The aim controller works next to flawlessly with the only time I had any real issues being when I sat down. My camera was just positioned a little to high forcing constant readjustment from sitting to standing. Truthfully, the game is better standing and after only moments of gameplay, I longed for a VR treadmill which would make this undeniably awesome. Staring down the sites also worked well most of the time, but on occasion tracking issues had my in-game gun position a little off making site shots awkward. Credit to the game designers is due as they managed to avoid the PSVR blind spots by having much of the action take place in front of you. It can be a little comical watching enemies move back within your visible range, but he frenetic action will keep you to distracted to really pay attention to that.

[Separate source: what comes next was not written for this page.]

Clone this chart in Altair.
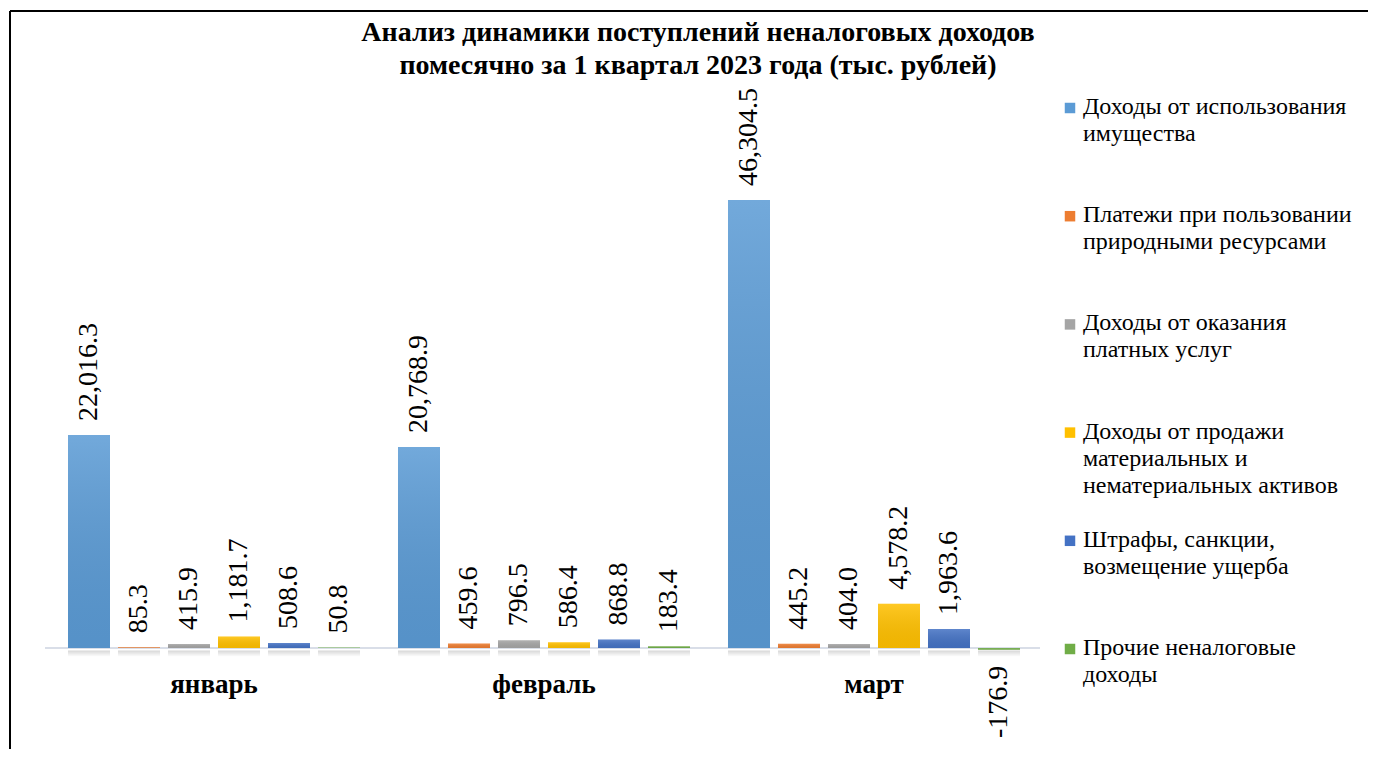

Ultimately this is a pretty simple, stock shooter. No jump action and limited exploration force you to do what the game wants, and that’s not a bad thing. This is the first campaign based full motion FPS available on the PSVR and while it treads almost no new ground as far as the genre goes, it does the genre well with throwbacks to some of the classic games in the genre. It feels like part Halo, part Half-life and part Doom sprinkled with some Star Wars and Starship Troopers. It may not be the most original shooter you have played, but in VR it’s still one of the most amazing. Coupled with aim controller, this is a must purchase for fans of the genre.
What would I pay? $50US is great without or without the aim controller, but do yourself a favor and get the aim controller with it, it’ll save you money and can be used on a bunch of upcoming games.
Score note: The score below represents Farpoint played with the Aim controller as it does improve the overall experience. The game with just a DS4 would rank closer to a 7/10.